Similarly, for a chain of devices connected by shielded cable, each shield ought to be connected to the chassis of the upstream device, and left open at the downstream end. Yes, this does mean that the shields of different links of such a chain might be at different potentials, depending on how well earthed the individual devices are, but this is generally not a problem.
A basic, inexpensive addition incorporated in many consumer device cables today, is a clamp-on ferrite bead or "split bead" at each end of the cable, close to the connector. This reduces high frequency EMI off the shield with minimal complexity. A good document about such RFI beads is here.
Note that the chassis is usually connected to "earth" of the location, not to ground of your circuit board.
Of course, this is a simplification of a fairly complex subject, but it serves the purpose for designs at frequencies where surface effects do not predominate. As frequency of signals involved rises into GHz, other factors need addressing.

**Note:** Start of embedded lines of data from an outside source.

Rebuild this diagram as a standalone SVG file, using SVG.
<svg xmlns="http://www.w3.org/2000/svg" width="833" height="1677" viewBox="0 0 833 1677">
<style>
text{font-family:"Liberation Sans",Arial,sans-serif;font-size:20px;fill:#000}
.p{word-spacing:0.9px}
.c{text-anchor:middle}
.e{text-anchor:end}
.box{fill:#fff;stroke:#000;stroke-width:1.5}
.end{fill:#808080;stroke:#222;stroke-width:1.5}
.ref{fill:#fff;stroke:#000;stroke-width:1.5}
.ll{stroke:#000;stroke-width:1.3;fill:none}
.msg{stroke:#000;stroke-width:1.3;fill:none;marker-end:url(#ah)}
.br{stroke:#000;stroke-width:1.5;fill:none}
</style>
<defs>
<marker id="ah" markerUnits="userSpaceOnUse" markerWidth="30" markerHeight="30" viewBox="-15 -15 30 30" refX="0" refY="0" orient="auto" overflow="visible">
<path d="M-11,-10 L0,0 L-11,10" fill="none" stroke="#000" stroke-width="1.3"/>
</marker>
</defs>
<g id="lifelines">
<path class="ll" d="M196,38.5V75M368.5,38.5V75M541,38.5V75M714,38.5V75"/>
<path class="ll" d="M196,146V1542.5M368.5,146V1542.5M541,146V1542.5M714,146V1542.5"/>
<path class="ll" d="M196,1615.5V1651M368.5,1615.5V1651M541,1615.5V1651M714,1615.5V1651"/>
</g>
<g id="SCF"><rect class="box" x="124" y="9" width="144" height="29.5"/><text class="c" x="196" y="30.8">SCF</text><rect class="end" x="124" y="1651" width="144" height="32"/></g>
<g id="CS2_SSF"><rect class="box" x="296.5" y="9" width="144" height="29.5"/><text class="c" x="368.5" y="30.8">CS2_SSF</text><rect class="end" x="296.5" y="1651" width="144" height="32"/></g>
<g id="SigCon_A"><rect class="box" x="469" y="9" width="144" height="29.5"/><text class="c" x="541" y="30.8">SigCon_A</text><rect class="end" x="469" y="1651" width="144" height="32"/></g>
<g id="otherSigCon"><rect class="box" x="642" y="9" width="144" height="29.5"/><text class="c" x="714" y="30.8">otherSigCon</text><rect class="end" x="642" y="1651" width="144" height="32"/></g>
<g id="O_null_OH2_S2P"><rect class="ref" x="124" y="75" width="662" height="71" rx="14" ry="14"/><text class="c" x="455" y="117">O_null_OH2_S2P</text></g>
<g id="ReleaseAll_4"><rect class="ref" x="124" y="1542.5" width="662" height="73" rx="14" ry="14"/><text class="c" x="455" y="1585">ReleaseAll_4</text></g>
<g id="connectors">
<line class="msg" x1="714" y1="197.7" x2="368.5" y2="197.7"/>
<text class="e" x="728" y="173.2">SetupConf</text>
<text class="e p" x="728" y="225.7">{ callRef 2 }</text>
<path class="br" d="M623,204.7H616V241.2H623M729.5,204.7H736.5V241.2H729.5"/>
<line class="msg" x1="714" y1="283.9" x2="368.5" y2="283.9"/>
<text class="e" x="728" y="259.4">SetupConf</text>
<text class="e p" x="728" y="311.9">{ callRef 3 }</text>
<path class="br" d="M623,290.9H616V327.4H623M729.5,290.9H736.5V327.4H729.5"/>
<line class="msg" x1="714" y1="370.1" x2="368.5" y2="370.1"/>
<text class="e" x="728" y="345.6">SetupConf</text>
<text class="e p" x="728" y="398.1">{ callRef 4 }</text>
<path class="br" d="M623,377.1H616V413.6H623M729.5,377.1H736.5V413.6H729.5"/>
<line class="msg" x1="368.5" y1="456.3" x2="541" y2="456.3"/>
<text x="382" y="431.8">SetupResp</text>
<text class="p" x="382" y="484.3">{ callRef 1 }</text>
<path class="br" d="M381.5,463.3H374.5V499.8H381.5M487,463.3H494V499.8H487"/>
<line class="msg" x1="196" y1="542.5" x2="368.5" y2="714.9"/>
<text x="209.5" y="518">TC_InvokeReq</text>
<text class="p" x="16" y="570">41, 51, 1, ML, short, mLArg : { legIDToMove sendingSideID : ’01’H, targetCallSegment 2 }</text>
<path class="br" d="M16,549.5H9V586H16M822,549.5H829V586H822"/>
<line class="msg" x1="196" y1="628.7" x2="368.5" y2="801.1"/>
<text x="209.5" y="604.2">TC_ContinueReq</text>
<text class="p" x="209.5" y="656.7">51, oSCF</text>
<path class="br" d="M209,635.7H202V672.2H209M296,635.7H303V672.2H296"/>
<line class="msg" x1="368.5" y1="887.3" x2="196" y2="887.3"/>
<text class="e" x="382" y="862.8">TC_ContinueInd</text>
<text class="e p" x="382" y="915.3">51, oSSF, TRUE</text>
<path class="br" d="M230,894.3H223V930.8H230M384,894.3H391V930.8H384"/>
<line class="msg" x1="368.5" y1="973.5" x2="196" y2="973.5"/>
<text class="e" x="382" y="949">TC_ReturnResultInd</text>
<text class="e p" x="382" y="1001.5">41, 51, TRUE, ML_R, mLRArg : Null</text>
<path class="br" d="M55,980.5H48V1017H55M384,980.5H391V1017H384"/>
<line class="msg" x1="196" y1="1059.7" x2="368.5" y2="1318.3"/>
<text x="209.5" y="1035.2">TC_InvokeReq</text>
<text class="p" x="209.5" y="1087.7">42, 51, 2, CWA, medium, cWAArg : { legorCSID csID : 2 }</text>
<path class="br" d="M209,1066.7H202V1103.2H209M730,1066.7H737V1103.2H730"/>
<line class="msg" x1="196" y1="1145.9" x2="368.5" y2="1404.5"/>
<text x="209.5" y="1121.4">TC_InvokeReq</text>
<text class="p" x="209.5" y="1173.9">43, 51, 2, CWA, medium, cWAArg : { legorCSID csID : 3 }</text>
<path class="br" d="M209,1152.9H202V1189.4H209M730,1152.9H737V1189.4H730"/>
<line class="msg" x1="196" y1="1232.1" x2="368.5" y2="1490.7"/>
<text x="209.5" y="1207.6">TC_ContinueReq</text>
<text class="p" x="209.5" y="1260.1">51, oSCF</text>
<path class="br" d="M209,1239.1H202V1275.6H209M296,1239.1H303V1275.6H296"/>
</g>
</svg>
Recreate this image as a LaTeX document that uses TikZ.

It's worth having a USB cable with ferrite 'stoppers' on it, to attenuate conducted emissions along the cable. This will reduce the chance of hash from the switch mode power supply and other PC generated interference 'getting into' the audio circuits of the ADC that's doing the recording. With an electrically noisy PC, and a cheap ADC, a cable without stoppers might produce breakthrough interference on audio. However, part of the cost of a good ADC should be high immunity to conducted interference.
The ferrite stoppers add a few pence (cents) to the cost of a cable, and most cables I've seen have them (the cylindrical lump close to the connector at one or both ends of the cable), only the very cheapest cables do not.
Once a cable has these stoppers, all cables either work, or are broken, there are no differences in data quality. If it can transfer a file, then it can transfer your highest quality recording. Golden ears cannot tell the difference between two identical files.
I wish I could dream up snake oil like expensive 'audio grade' USB cables and sell them for a fortune to audiophools, but I'm just an honest engineer!
Best Answer
A shield is used to prevent radio waves from coupling into signal or power wires within a cable.